Data provided:
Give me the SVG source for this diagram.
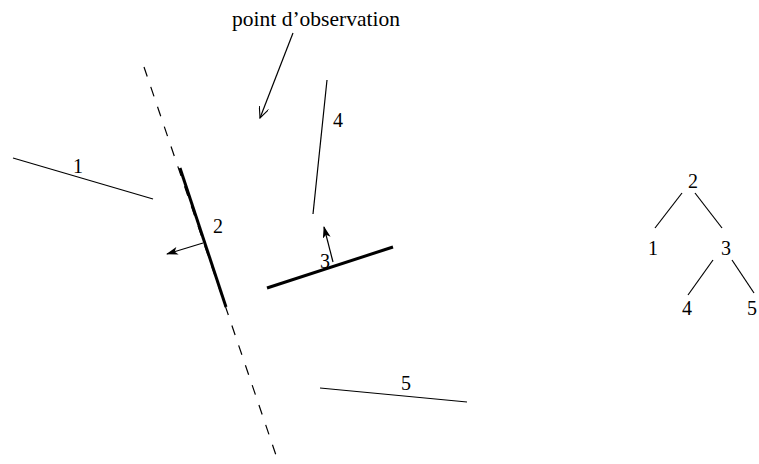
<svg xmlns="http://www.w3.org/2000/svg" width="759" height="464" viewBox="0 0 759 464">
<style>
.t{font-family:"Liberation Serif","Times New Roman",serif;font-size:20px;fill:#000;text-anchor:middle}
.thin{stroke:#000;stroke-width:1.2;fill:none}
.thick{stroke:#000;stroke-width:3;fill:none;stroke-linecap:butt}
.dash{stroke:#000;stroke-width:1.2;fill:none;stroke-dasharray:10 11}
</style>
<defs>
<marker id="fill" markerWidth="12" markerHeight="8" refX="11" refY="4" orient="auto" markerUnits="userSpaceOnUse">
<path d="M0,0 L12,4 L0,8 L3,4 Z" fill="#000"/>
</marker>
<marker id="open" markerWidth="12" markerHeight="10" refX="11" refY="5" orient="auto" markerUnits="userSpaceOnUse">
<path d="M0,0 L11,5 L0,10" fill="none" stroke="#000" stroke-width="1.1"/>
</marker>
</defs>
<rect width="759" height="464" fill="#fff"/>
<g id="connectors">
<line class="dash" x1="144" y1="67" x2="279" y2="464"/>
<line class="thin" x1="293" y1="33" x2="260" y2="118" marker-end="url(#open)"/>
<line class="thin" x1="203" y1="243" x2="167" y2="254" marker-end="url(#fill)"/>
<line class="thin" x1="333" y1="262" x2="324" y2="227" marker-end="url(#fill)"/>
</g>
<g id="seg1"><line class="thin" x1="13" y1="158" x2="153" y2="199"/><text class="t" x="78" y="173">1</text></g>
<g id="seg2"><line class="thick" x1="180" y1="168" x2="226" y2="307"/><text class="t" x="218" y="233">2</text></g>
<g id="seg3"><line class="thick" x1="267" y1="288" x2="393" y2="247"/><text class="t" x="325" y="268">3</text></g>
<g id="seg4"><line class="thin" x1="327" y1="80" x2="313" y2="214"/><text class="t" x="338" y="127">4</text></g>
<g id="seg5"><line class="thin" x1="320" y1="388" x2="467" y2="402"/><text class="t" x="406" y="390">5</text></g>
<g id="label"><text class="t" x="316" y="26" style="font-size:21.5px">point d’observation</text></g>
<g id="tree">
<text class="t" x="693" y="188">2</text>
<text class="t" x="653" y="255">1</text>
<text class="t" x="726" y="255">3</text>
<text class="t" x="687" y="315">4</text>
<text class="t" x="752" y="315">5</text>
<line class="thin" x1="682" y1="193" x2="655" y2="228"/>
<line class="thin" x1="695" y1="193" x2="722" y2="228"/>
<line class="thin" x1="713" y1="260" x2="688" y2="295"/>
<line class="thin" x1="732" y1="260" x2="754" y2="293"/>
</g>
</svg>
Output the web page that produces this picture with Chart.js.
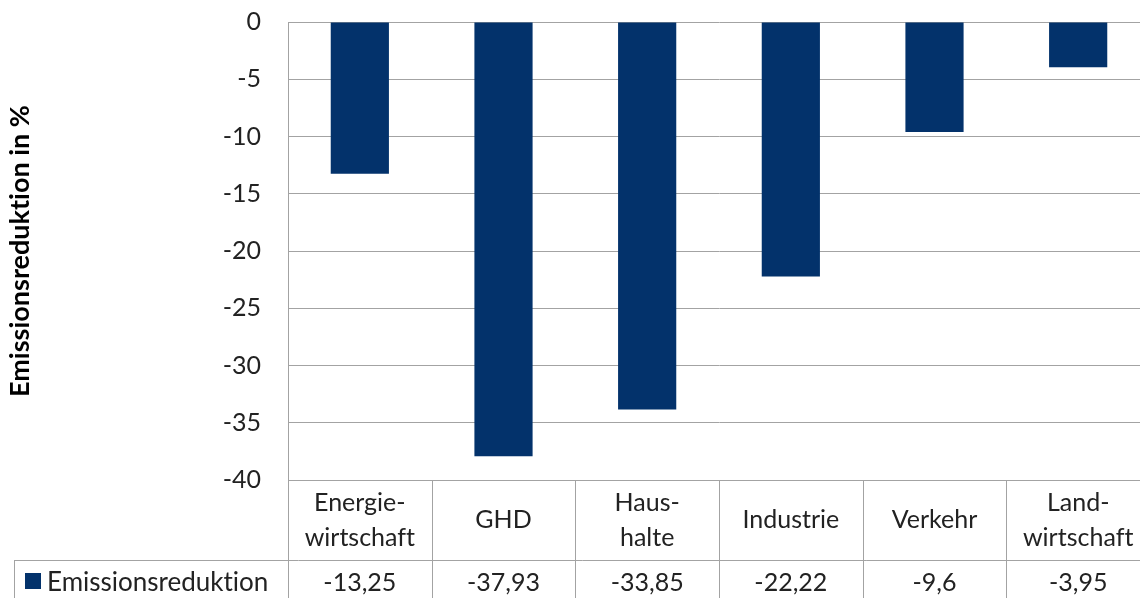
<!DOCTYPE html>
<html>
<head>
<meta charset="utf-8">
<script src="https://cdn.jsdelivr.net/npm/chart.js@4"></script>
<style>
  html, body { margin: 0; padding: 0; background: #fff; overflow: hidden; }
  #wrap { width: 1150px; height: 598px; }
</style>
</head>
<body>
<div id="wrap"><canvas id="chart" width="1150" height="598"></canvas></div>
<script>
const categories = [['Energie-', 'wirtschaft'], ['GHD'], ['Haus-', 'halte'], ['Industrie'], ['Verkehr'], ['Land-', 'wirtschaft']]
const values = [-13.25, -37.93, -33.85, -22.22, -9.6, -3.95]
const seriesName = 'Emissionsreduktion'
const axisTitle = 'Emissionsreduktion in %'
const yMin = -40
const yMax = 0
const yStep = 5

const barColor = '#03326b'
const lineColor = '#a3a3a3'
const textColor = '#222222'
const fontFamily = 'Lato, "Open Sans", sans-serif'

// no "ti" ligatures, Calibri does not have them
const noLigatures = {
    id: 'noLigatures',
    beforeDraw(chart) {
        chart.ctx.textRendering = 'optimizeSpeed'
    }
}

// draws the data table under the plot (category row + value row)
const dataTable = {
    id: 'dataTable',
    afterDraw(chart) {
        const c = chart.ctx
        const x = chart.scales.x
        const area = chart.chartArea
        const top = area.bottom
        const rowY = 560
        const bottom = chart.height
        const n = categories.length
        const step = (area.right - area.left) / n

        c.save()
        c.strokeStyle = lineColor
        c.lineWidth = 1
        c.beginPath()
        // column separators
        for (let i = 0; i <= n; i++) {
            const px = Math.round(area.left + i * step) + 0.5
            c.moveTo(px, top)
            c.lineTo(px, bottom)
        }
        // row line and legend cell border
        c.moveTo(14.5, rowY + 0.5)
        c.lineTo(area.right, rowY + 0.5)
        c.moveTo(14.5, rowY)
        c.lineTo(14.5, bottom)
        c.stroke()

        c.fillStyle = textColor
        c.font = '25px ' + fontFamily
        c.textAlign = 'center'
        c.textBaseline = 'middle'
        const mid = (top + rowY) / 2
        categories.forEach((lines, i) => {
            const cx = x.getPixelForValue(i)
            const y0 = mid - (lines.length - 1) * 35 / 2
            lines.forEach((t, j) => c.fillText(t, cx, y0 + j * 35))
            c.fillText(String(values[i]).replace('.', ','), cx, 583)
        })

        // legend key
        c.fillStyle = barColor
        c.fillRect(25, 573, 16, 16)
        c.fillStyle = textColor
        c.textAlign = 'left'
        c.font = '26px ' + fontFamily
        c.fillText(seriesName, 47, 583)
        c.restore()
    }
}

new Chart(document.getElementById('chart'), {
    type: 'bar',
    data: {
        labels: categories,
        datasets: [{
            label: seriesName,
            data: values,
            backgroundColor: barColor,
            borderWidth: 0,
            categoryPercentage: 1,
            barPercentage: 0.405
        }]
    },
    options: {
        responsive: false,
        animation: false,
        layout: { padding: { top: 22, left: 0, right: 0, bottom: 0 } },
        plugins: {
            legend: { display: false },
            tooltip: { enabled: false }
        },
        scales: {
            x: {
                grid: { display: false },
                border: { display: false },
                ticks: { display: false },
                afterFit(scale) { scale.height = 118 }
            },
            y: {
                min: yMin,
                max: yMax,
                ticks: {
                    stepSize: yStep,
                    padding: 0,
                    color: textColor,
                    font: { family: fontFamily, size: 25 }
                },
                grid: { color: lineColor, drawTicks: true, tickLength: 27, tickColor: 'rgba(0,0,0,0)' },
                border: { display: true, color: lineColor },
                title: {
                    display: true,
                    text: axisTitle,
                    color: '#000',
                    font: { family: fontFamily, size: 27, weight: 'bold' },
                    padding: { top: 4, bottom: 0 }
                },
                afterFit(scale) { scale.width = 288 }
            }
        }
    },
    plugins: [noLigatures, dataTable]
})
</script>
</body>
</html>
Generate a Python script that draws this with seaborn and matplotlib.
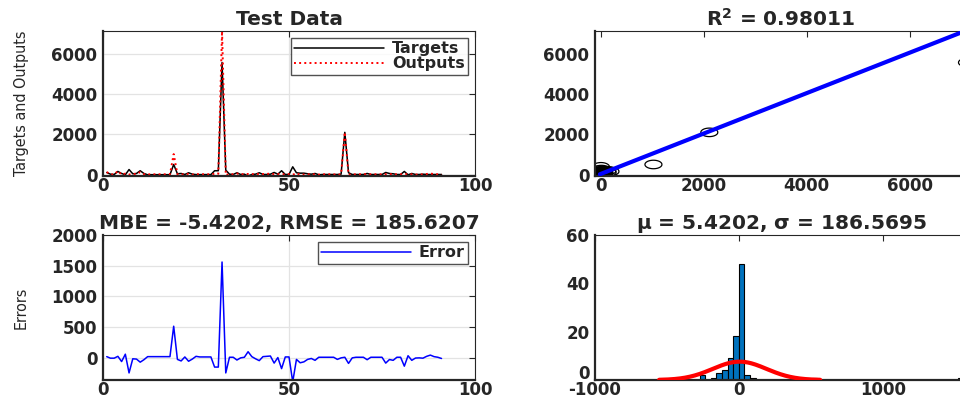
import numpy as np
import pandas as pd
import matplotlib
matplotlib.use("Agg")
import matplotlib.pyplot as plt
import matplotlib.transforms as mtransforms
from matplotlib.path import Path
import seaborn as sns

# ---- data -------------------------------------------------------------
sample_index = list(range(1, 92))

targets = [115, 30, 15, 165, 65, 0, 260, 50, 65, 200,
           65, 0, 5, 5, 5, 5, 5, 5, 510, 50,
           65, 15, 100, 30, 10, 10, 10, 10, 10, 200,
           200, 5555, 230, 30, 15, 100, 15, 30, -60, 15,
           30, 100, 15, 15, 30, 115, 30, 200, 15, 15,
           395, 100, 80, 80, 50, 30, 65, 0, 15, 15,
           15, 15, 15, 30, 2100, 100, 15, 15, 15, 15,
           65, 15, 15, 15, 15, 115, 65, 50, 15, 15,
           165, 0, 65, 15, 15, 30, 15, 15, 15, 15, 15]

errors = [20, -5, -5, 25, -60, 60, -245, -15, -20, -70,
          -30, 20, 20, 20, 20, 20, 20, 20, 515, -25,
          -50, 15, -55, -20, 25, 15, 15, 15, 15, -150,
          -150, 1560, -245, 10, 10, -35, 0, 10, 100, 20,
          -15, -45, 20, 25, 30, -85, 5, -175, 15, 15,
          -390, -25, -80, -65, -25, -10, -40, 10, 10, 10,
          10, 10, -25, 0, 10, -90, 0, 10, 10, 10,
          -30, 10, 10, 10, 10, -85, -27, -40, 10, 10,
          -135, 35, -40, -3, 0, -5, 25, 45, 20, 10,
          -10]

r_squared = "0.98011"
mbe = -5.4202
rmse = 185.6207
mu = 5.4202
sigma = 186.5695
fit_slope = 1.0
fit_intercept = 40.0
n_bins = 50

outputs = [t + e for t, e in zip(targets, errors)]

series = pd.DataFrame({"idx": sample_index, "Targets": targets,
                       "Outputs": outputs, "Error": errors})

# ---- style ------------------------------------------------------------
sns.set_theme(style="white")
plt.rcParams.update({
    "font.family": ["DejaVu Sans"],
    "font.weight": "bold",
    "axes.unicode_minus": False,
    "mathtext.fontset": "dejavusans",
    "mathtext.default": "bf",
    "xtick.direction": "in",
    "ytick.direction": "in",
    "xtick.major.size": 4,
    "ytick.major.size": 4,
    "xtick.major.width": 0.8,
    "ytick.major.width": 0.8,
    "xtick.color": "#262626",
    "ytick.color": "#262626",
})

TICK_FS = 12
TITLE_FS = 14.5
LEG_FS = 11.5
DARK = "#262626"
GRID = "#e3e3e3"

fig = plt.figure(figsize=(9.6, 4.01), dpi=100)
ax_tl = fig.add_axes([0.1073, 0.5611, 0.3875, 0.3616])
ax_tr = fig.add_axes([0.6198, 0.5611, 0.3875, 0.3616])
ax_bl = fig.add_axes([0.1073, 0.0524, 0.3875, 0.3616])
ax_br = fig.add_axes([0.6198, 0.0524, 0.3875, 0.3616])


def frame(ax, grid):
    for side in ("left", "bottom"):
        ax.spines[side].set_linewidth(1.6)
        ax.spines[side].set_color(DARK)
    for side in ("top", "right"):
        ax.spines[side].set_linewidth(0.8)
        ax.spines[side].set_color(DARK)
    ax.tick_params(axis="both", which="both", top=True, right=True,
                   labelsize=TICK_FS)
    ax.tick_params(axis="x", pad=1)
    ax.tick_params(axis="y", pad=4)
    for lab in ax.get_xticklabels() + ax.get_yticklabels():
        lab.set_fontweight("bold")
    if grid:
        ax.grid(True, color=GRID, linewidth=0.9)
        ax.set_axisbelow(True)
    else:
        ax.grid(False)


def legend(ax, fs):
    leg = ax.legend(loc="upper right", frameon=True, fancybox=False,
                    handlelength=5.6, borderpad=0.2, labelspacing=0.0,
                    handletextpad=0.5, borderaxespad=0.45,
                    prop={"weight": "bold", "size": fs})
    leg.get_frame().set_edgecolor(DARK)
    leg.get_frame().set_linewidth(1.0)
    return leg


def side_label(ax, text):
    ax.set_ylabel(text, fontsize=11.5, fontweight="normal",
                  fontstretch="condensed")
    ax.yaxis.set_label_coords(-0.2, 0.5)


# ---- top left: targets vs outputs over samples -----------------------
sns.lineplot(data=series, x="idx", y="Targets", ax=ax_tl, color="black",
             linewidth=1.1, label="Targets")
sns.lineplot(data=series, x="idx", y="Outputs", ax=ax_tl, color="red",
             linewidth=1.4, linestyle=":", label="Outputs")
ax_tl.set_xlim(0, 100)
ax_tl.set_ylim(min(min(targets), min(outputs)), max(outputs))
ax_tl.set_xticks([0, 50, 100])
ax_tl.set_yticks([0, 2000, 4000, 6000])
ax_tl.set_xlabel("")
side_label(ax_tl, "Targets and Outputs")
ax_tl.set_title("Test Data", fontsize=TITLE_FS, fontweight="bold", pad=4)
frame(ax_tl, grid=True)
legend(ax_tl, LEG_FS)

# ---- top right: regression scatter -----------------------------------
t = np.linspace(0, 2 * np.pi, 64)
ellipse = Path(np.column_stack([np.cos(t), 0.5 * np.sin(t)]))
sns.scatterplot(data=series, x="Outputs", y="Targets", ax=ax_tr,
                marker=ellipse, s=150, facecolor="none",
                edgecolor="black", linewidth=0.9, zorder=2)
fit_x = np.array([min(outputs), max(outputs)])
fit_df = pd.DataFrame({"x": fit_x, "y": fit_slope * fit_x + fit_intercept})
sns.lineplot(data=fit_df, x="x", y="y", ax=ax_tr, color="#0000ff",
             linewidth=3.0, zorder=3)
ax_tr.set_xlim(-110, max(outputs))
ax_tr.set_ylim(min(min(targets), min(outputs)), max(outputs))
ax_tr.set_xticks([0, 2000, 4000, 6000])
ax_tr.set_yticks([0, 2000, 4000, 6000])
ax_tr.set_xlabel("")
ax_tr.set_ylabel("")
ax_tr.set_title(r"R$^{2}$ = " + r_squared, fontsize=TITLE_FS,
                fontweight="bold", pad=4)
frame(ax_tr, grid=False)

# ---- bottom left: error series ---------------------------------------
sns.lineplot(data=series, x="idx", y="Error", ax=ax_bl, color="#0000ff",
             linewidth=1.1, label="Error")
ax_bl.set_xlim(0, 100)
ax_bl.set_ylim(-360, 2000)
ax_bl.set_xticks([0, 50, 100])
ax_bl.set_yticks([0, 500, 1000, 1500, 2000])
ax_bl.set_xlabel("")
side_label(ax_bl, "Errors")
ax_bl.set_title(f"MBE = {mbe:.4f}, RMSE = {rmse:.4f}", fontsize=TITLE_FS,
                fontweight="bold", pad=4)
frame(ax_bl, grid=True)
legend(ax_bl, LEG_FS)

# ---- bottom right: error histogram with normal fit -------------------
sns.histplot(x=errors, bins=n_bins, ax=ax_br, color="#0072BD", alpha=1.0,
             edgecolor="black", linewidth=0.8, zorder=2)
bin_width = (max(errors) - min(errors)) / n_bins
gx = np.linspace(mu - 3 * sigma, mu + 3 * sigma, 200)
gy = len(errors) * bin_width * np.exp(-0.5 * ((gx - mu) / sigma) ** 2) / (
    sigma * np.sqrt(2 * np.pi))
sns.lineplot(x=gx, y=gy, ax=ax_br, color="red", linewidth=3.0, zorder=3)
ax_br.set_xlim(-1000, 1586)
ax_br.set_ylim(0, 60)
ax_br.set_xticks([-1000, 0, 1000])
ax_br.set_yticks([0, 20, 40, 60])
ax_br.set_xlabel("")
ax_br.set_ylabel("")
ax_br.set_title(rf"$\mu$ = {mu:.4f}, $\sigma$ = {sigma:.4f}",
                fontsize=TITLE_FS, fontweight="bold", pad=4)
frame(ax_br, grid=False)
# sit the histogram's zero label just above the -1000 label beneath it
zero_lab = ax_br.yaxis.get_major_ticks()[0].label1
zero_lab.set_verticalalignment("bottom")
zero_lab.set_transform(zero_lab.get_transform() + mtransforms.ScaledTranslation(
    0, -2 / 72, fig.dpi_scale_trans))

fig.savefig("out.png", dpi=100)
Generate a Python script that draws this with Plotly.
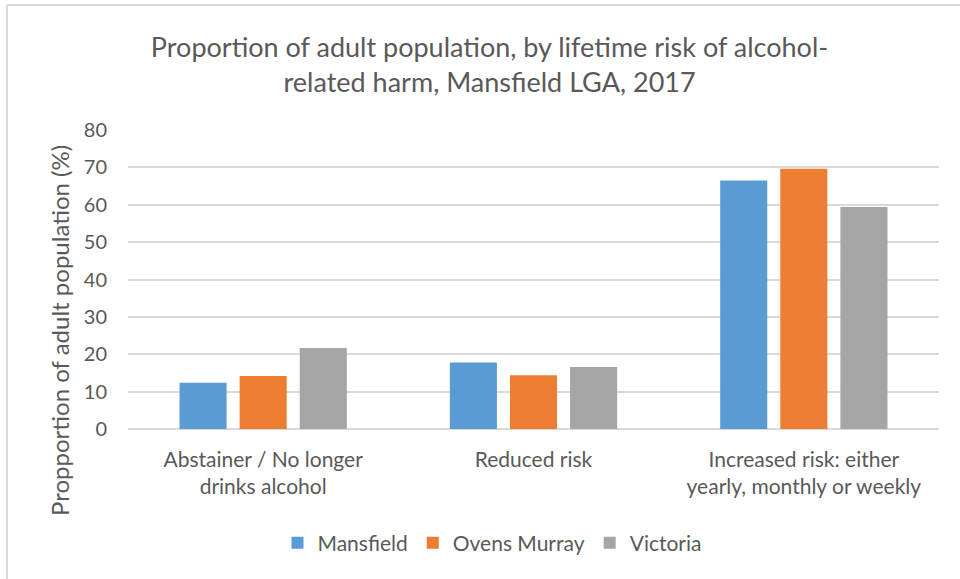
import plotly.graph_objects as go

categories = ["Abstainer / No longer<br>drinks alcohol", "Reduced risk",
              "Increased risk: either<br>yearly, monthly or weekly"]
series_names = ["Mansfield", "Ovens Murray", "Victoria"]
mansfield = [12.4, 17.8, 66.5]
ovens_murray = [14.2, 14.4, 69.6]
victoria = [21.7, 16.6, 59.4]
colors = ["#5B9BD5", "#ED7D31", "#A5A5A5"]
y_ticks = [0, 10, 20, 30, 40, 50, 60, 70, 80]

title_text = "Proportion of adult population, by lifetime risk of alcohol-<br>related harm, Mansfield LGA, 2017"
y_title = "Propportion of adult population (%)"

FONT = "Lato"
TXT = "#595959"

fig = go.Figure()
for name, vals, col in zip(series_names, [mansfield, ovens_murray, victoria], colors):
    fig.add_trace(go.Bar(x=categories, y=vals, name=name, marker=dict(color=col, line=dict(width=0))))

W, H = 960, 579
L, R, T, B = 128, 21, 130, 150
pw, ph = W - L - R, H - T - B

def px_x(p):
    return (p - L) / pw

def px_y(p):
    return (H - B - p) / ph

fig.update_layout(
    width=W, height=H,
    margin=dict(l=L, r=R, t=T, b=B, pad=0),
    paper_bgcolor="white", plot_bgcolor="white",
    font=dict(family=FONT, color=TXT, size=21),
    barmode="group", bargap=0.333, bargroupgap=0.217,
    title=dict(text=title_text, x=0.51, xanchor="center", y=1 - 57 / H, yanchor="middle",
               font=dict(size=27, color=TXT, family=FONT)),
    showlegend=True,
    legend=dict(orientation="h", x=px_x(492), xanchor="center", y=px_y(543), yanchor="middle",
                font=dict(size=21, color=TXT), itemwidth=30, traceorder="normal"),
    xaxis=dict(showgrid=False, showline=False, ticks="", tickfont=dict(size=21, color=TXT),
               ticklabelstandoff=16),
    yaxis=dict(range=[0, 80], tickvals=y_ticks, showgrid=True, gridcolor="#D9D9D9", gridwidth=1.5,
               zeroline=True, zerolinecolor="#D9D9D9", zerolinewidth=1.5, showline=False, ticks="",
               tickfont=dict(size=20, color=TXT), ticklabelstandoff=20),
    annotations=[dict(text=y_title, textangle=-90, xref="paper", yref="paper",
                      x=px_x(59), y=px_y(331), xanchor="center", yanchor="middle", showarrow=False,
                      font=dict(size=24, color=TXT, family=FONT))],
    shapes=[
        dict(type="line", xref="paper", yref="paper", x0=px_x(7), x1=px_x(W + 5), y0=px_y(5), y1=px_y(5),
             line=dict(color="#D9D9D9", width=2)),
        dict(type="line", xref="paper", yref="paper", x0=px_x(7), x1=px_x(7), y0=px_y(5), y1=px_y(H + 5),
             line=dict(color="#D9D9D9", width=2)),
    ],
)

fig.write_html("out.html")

Stated problem:
Pictures are not part of the copy. Reproduce the lines from the one containing "Generate a Python script that draws this with Plotly." through the one containing "import plotly.graph_objects as go", exactly and nothing more.

Written reply:
Generate a Python script that draws this with Plotly.
import plotly.graph_objects as go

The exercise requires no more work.